What shame of stranded athletes in Nigeria tells about continent

Kenyan athletes resting at an airport in Lagos after organizers failed to get them accommodation. [Photo: Courtesy]

The chaotic approach to organizing sporting events in Africa reached epic proportions in Asaba, Nigeria, this week where the 21st edition of the Senior Africa Athletics Championship is taking place.

For a country with the largest economy in Sub-Sahara Africa, with a $394.8 billion Gross Domestic Product (2017) to fail a fairly small logistical test is a strong indictment of leadership in Africa.

The trouble with Nigeria, as celebrated author Chinua Achebe once wrote, is simply that of failure of leadership. The same can be said of the rest of Africa. Achebe said there was nothing basically wrong with the Nigerian character. Not even the Nigerian land, climate, water, air or anything else; just the leadership.

Asaba State won the bid to host the Senior Africa Athletics Championship two years ago. As legendary as Nigeria’s disorganization seems, leaving athletes to spend four nights at the Murtala Mohammed International Airport is shameful.

Of course, there will be recriminations from across the continent, but it will be the case of the pot calling the kettle black. When Muhammadu Buhari was elected President of Nigeria in March 2015 on a platform of reform and anti-corruption, and later appointed technocrats to his cabinet, there was genuine belief, like in many African countries, that the dawn had arrived.

Yet like everywhere else on the continent, optimism has quickly been replaced by a sense of despair as those appointed to positions of responsibility become part of the problem. The suffering of our heroes and heroines in Nigeria, therefore, offers great lessons for our own sports administrators and the government in general.

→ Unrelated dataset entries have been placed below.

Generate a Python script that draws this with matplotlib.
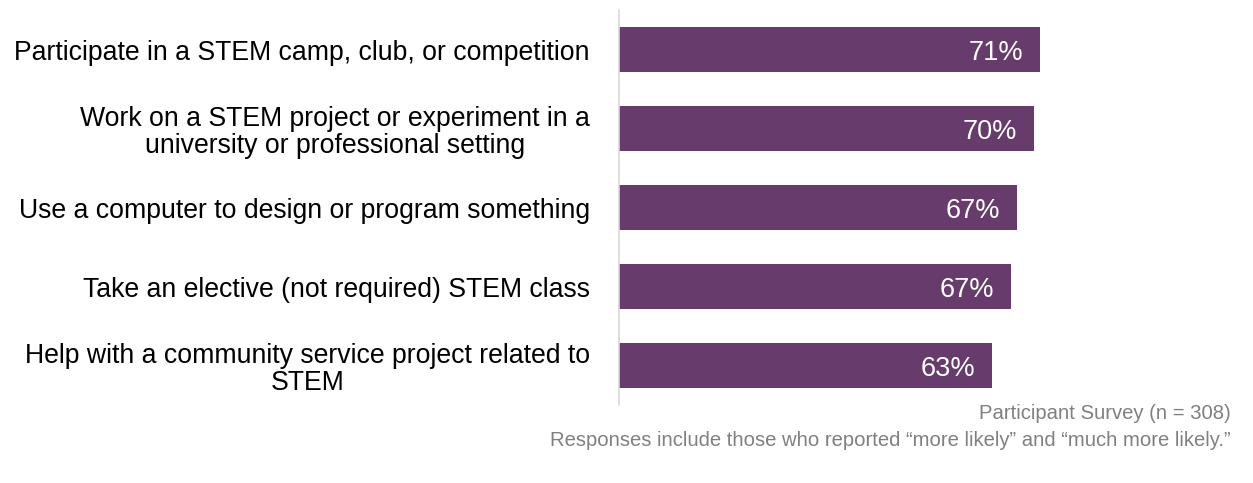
import matplotlib.pyplot as plt

plt.rcParams['font.family'] = ['Liberation Sans', 'DejaVu Sans']

# Survey items, top to bottom
items = ["Participate in a STEM camp, club, or competition",
         "Work on a STEM project or experiment in a\nuniversity or professional setting",
         "Use a computer to design or program something",
         "Take an elective (not required) STEM class",
         "Help with a community service project related to\nSTEM"]
# Percent "more likely" and the printed labels
pct = [71.0, 70.0, 67.1, 66.1, 62.9]
pct_labels = ["71%", "70%", "67%", "67%", "63%"]

purple = "#673B6B"

fig = plt.figure(figsize=(12.53, 4.83), dpi=100)
ax = fig.add_axes([0.494, 0.1615, 0.473, 0.8175])

y = list(range(len(items)))
ax.barh(y, pct, height=0.57, color=purple)
for yi, v, lab in zip(y, pct, pct_labels):
    ax.text(v - 2.8, yi, lab, ha='right', va='center_baseline', color='white', fontsize=19.5)

ax.set_xlim(0, 100)
ax.set_ylim(4.5, -0.5)
ax.set_yticks(y)
ax.set_yticklabels(items, fontsize=19.2, multialignment='center', linespacing=1.05)
ax.tick_params(axis='y', length=0, pad=21)
ax.set_xticks([])
for s in ['top', 'right', 'bottom']:
    ax.spines[s].set_visible(False)
ax.spines['left'].set_color('#D9D9D9')
ax.spines['left'].set_linewidth(1.2)

fig.text(0.982, 0.143, "Participant Survey (n = 308)", ha='right', va='center',
         fontsize=14.6, color='#808080')
fig.text(0.982, 0.087, "Responses include those who reported \u201cmore likely\u201d and \u201cmuch more likely.\u201d",
         ha='right', va='center', fontsize=14.6, color='#808080')

fig.savefig("out.png", dpi=100)
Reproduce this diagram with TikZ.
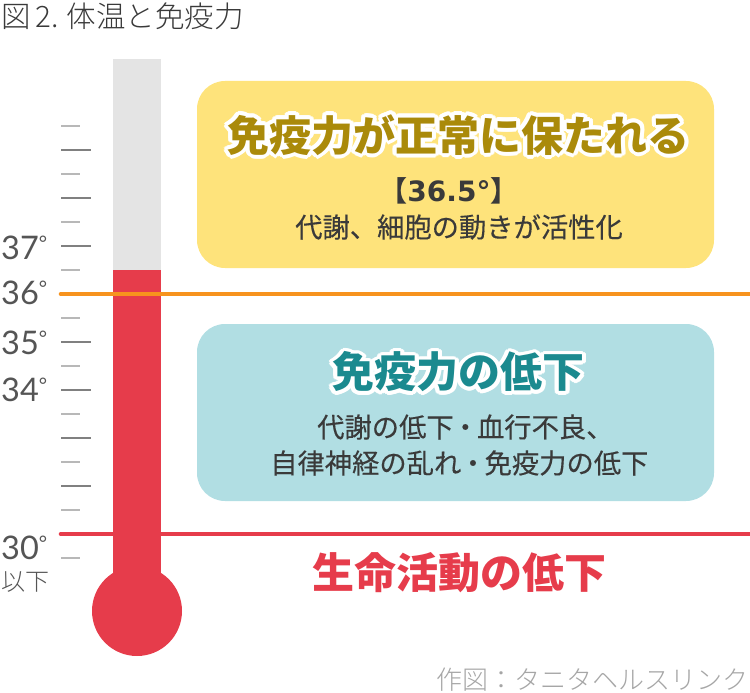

It is not lost on anyone that Kenya was stripped of the right to host the 2018 African Nations Championship for failing to put together the necessary infrastructure for the 16-team tournament. It will be hypocritical, therefore, for Kenya to call Nigeria’s bluff.

Instead, this should be time for soul-searching; for if Kenya was on a moral high ground, where was the country’s High Commission when athletes slept on the cold airport floor? It is common knowledge that there is always a budget for national teams going for such tournaments, which at times run into millions of shillings for contingencies.

The excuse that the High Commissioner to Nigeria Wilfred Machage has not officially taken over at the embassy does not wash; because embassies are institutions.